New Release Review - Haywire


Directed by: Steven Soderbergh
Starring: Gina Carano, Michael Angarano, Ewan McGregor, Michael Douglas, Michael Fassbender, Channing Tatum, Antonio Banderas, Bill Paxton

Some movies are so insultingly bad that you actually leave the cinema with a headache from trying to figure out how something so awful could ever have been greenlit.
It seems to have become an annual staple to release a terrible movie about a rogue female agent, last year we had "Hanna", the year before "Salt". When I tell you that this is worse than either of it's contemporaries you'll know just how bad it is.
Think of a Bollywood movie without the musical numbers and you've got the essence of "Haywire". We have a hot female protagonist who free-runs her way from one blandly executed set-piece to the next with no regard for story, plot or logic. Despite the movie taking place over a mere ten days, during which she is constantly on the run, Carano manages to sport about six different hairstyles and always seems to have her eye-liner applied in a way that says "I'm sultry but dangerous". Carano is an MMA fighter and it tells, she looks great when running and fighting but her acting chops leave a lot to be desired, all rolling eyes and ruffled forehead.
I wondered how Soderbergh could get this made so quickly after "Contagion" but when you see it you'll understand. Very little love has gone into the filming of this, the action scenes are as bland as you'll see. I always criticise the Bay/Scott/Ritchie school of "let's cut so quickly the audience can't see what the hell is happening" action, but this is the other end of the spectrum, completely devoid of energy. He chose to double as cinematographer here and shoots everything in a DePalma-esque soft-focus style. You can pull that off when shooting on film but when using video, as he does here, everything just looks far too soft, like it's being shot through a wet tissue. They say that the 4K format is equal to film but I've yet to see anything shot on it that doesn't look like a porno.

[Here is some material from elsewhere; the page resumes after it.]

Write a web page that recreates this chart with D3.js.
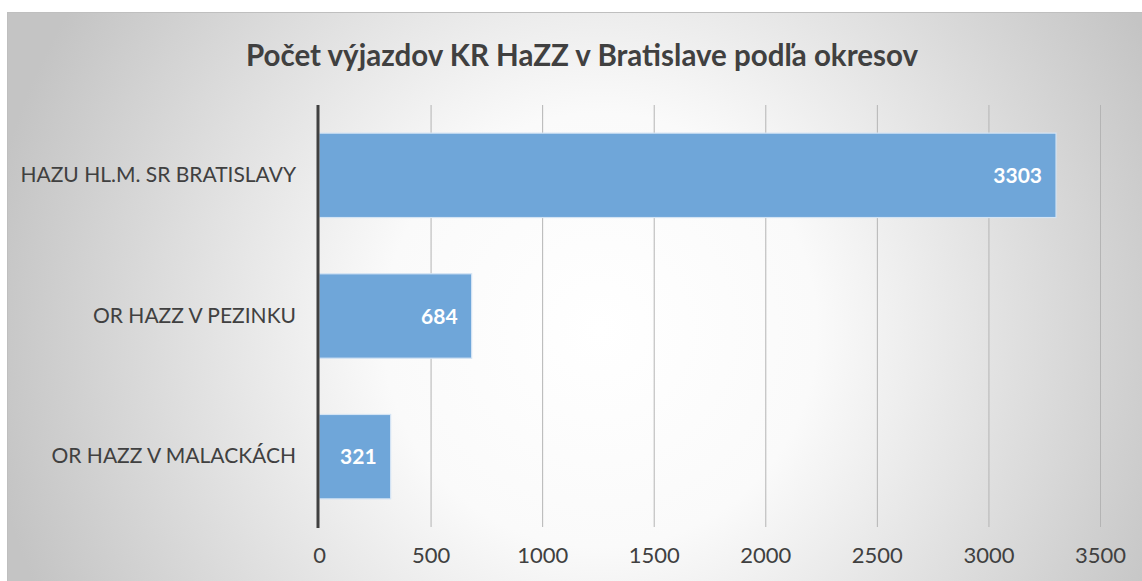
<!DOCTYPE html>
<html><head><meta charset="utf-8">
<script src="https://cdn.jsdelivr.net/npm/d3@7"></script>
<style>body{margin:0;background:#fff;}svg{display:block;}</style>
</head><body>
<svg id="c" width="1142" height="581"></svg>
<script>
const categories = ["HAZU HL.M. SR BRATISLAVY", "OR HAZZ V PEZINKU", "OR HAZZ V MALACKÁCH"];
const values = [3303, 684, 321];
const ticks = [0, 500, 1000, 1500, 2000, 2500, 3000, 3500];
const title = "Počet výjazdov KR HaZZ v Bratislave podľa okresov";

const svg = d3.select("#c");
const W = 1142, H = 581;
const font = "Lato, 'Open Sans', sans-serif";

const defs = svg.append("defs");
const rg = defs.append("radialGradient").attr("id","bg")
  .attr("gradientUnits","userSpaceOnUse").attr("cx",600).attr("cy",330).attr("r",620);
rg.append("stop").attr("offset","0%").attr("stop-color","#ffffff");
rg.append("stop").attr("offset","35%").attr("stop-color","#fafafa");
rg.append("stop").attr("offset","100%").attr("stop-color","#c4c4c4");

svg.append("rect").attr("x",7.5).attr("y",12.5).attr("width",W).attr("height",H)
  .attr("fill","url(#bg)").attr("stroke","#bfbfbf").attr("stroke-width",1);

const x = d3.scaleLinear().domain([0,3500]).range([319,1100]);
const y = d3.scaleBand().domain(categories).range([105,527]).paddingInner(0.4).paddingOuter(0.2);

// gridlines
svg.append("g").selectAll("line").data(ticks.slice(1)).join("line")
  .attr("x1",d=>x(d)+0.5).attr("x2",d=>x(d)+0.5).attr("y1",105).attr("y2",527)
  .attr("stroke","#b4b4b4").attr("stroke-width",1);

// bars
svg.append("g").selectAll("rect").data(values).join("rect")
  .attr("x",x(0)).attr("y",(d,i)=>y(categories[i]))
  .attr("width",d=>x(d)-x(0)).attr("height",y.bandwidth())
  .attr("fill","#6fa6d9").attr("stroke","#d4e4f4").attr("stroke-width",1.2);

// data labels
svg.append("g").selectAll("text").data(values).join("text")
  .attr("x",d=>x(d)-14).attr("y",(d,i)=>y(categories[i])+y.bandwidth()/2)
  .attr("dy","0.36em").attr("text-anchor","end")
  .attr("fill","#ffffff").attr("font-family",font).attr("font-weight","bold").attr("font-size",21)
  .text(d=>d);

// axis line
svg.append("line").attr("x1",318).attr("x2",318).attr("y1",105).attr("y2",528)
  .attr("stroke","#404040").attr("stroke-width",3);

// x tick labels
const xa = d3.axisBottom(x).tickValues(ticks).tickFormat(d3.format("d")).tickSize(0).tickPadding(0);
const gx = svg.append("g").attr("transform","translate(0,547)").call(xa);
gx.select(".domain").remove();
gx.selectAll("text").attr("font-family",font).attr("font-size",22).attr("fill","#404040").attr("dy","0.71em");

// category labels
const ya = d3.axisLeft(y).tickSize(0).tickPadding(0);
const gy = svg.append("g").attr("transform","translate(296,0)").call(ya);
gy.select(".domain").remove();
gy.selectAll("text").attr("font-family",font).attr("font-size",21).attr("fill","#404040");

// title
svg.append("text").attr("x",582).attr("y",66).attr("text-anchor","middle")
  .attr("font-family",font).attr("font-weight","bold").attr("font-size",29.5).attr("fill","#404040")
  .text(title);
</script>
</body></html>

David Holmes score is horribly misjudged, as if he thought he was scoring a pastiche of sixties spy movies rather than the Bourne type thriller Soderbergh seems to have been aiming for. At one point there's a fight in a hotel room which thanks to the music feels like it belongs in a "Pink Panther" movie.
As a native of Dublin I enjoyed the novelty factor of seeing the streets I walk every day utilised in a big-budget movie. A lot of Dubliners will probably want to see it for this reason, otherwise give this one a seriously wide berth.